We visited Marie’s Crisis Café, an historic piano bar that first opened in 1920 as a speakeasy, and discovered that the lesbian novelist Patricia Highsmith was a regular here. Highsmith wrote 22 novels under the pen name Claire Morgan, including “Strangers on a Train” and “The Talented Mr. Ripley.” Many of her novels were set in Greenwich Village. Next, we headed to Washington Place to the site of the start of New York’s First Pride March, held in 1970.

It was a beautiful, warm spring day, and the village was hopping. After the long COVID-19 shutdown and slowdown, folks were out and about, sidewalk cafes, and coffeehouses were open, and parks were filled with dog walkers and families.
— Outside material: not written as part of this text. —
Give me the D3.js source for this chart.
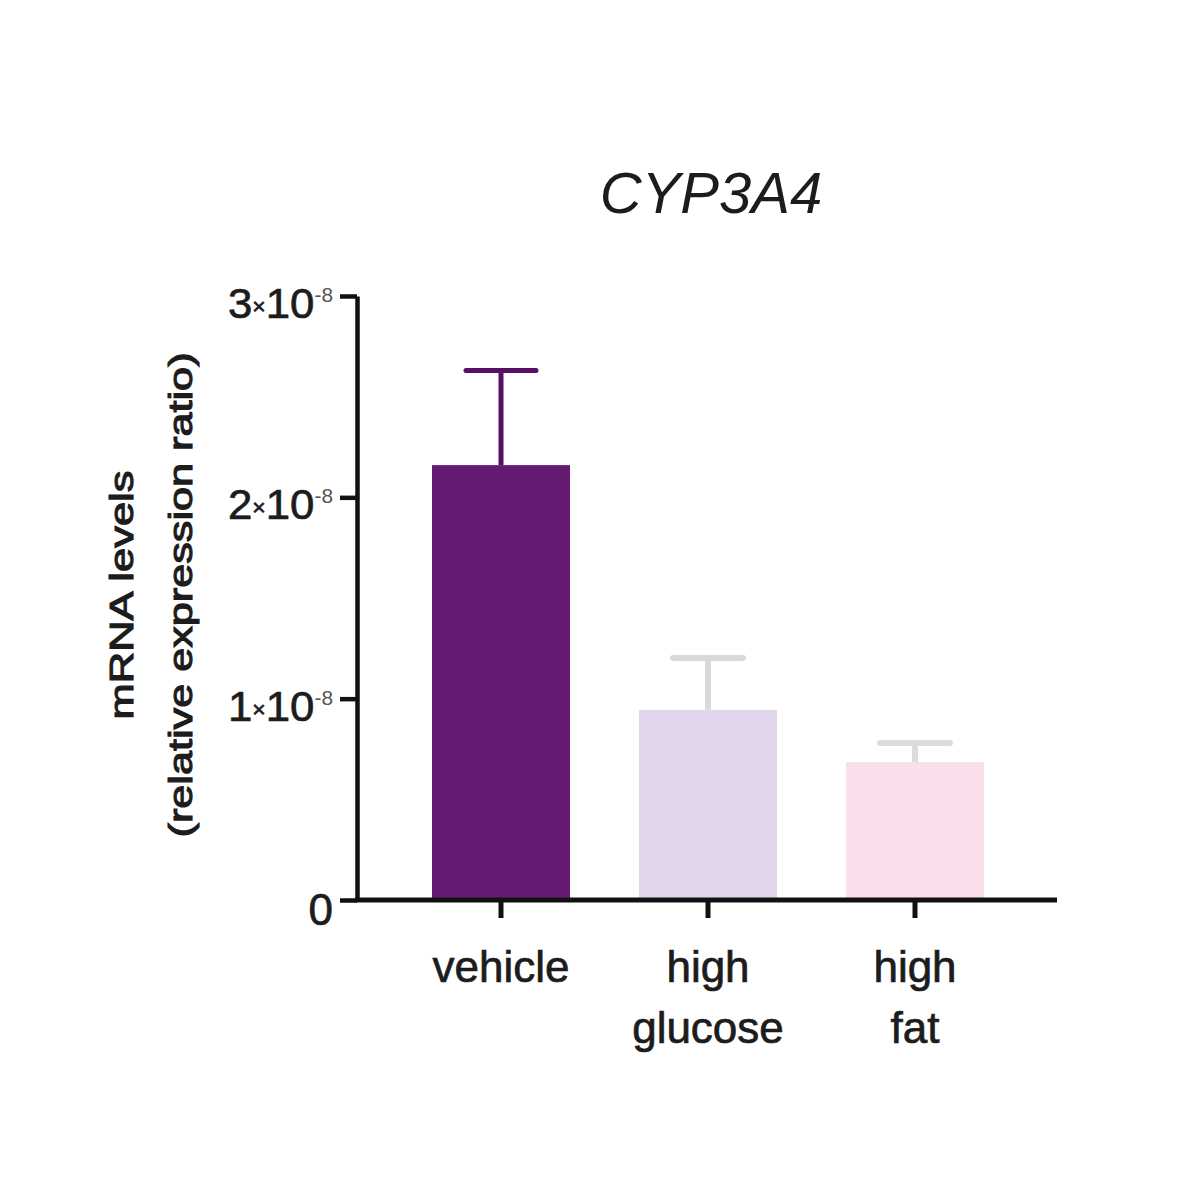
<!DOCTYPE html>
<html>
<head>
<meta charset="utf-8">
<script src="https://cdn.jsdelivr.net/npm/d3@7"></script>
<style>
  html, body { margin: 0; padding: 0; background: #fff; }
  svg { display: block; }
  text { font-family: "Liberation Sans", Arial, sans-serif; fill: #1c1c1c; }
</style>
</head>
<body>
<svg id="chart" width="1200" height="1200"></svg>
<script>
// ---- data ----
const categories = ["vehicle", "high glucose", "high fat"];
const labelLines = [["vehicle"], ["high", "glucose"], ["high", "fat"]];
const means = [2.16e-8, 0.944e-8, 0.685e-8];
const sems = [0.47e-8, 0.258e-8, 0.095e-8];
const barColors = ["#661b73", "#e1d6ec", "#fbdeeb"];
const errColors = ["#561066", "#d9d9d9", "#dcdcdc"];
const yTicks = [0, 1e-8, 2e-8, 3e-8];
const yTickMantissa = ["0", "1", "2", "3"];
const title = "CYP3A4";
const yTitle = ["mRNA levels", "(relative expression ratio)"];

// ---- layout ----
const svg = d3.select("#chart");
const axisLeft = 357, axisRight = 1057, axisTop = 296, axisBottom = 900;

const y = d3.scaleLinear().domain([0, 3e-8]).range([axisBottom, axisTop]);
const x = d3.scaleBand().domain(categories).range([397.5, 1018.5])
  .paddingInner(1/3).paddingOuter(1/6);

// bars
svg.append("g").selectAll("rect").data(categories).join("rect")
  .attr("x", d => x(d))
  .attr("width", x.bandwidth())
  .attr("y", (d, i) => y(means[i]))
  .attr("height", (d, i) => y(0) - y(means[i]))
  .attr("fill", (d, i) => barColors[i]);

// error bars
const eb = svg.append("g");
categories.forEach((c, i) => {
  const cx = x(c) + x.bandwidth() / 2;
  const top = y(means[i] + sems[i]);
  eb.append("line").attr("x1", cx).attr("x2", cx)
    .attr("y1", y(means[i])).attr("y2", top)
    .attr("stroke", errColors[i]).attr("stroke-width", i === 0 ? 5 : 6);
  eb.append("line").attr("x1", cx - 35).attr("x2", cx + 35)
    .attr("y1", top).attr("y2", top)
    .attr("stroke", errColors[i]).attr("stroke-width", i === 0 ? 5 : 6)
    .attr("stroke-linecap", "round");
});

// y axis
const yAxis = d3.axisLeft(y).tickValues(yTicks).tickSize(17).tickSizeOuter(0).tickFormat("");
const gy = svg.append("g").attr("transform", `translate(${axisLeft},0)`).call(yAxis);
gy.select(".domain").attr("stroke", "#111").attr("stroke-width", 4.5);
gy.selectAll(".tick line").attr("stroke", "#111").attr("stroke-width", 4.5);

// y tick labels
yTicks.forEach((v, i) => {
  const t = svg.append("text")
    .attr("x", 333).attr("y", y(v) + 22)
    .attr("text-anchor", "end")
    .attr("stroke", "#1c1c1c").attr("stroke-width", 0.7);
  if (v === 0) {
    t.attr("font-size", 44).text(yTickMantissa[i]).attr("y", y(v) + 25);
  } else {
    t.attr("font-size", 42);
    t.append("tspan").text(yTickMantissa[i]);
    t.append("tspan").attr("font-size", 22).attr("dy", -4).text("×");
    t.append("tspan").attr("dy", 4).text("10");
    t.append("tspan").attr("font-size", 20).attr("dy", -16).attr("fill", "#555").attr("stroke", "none").text("-8");
    t.attr("textLength", 105).attr("lengthAdjust", "spacingAndGlyphs");
  }
});

// x axis
const xAxis = d3.axisBottom(x).tickSize(18).tickSizeOuter(0).tickFormat("");
const gx = svg.append("g").attr("transform", `translate(0,${axisBottom})`).call(xAxis);
gx.select(".domain").remove();
gx.append("line").attr("x1", axisLeft - 2).attr("x2", axisRight).attr("y1", 0).attr("y2", 0)
  .attr("stroke", "#111").attr("stroke-width", 5);
gx.selectAll(".tick line").attr("stroke", "#111").attr("stroke-width", 5);

// x labels
categories.forEach((c, i) => {
  const cx = x(c) + x.bandwidth() / 2;
  labelLines[i].forEach((ln, j) => {
    svg.append("text").attr("x", cx).attr("y", 982 + j * 61)
      .attr("text-anchor", "middle").attr("font-size", 44)
      .attr("stroke", "#1c1c1c").attr("stroke-width", 0.7).text(ln);
  });
});

// title
svg.append("text").attr("x", 711).attr("y", 213)
  .attr("text-anchor", "middle").attr("font-size", 58)
  .attr("font-style", "italic").text(title);

// y axis title
const yCenter = 595;
const ytLens = [249, 485];
const ytX = [133, 192];
yTitle.forEach((ln, j) => {
  svg.append("text")
    .attr("transform", `translate(${ytX[j]},${yCenter}) rotate(-90)`)
    .attr("text-anchor", "middle").attr("font-size", 34)
    .attr("stroke", "#1c1c1c").attr("stroke-width", 1.1)
    .attr("textLength", ytLens[j]).attr("lengthAdjust", "spacingAndGlyphs")
    .text(ln);
});
</script>
</body>
</html>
It felt good.

Stonewall
The infamous Stonewall Inn is the bar that police raided in 1969, igniting the Stonewall Uprising.COURTESY/NYC LGBT HISTORIC SITES PROJECT

We didn’t mind hauling it up to 10th Street to visit Julius’ Bar. During the 1960s, the New York State Liquor Authority regularly revoked the licenses of bars known to serve gay men and lesbians. On April 21, 1966, members of the Mattachine Society staged the Sip-In protest here, publicizing and challenging the Authority’s discriminatory practice. According to our tour map, “It was one of the earliest pre-Stonewall public actions for LGBT rights and a big step forward in legitimizing LGBT bars in New York.”

We ended our tour with a walk down Greenwich Avenue, once known as the “cruisiest street in the Village.”

For more information, visit www.nyclgbtsites.org. In addition to the 350 historic Web entries, the NYC LGBT Historic Sites Project is now researching 300 additional sites in the city, and working on other themes, including City of Immigrants, Communities of Color, Progressive-Era Reformers, and Gay-Owned Businesses. They’re also planning to produce brief, virtual thematic tours that viewers could watch on their YouTube channel.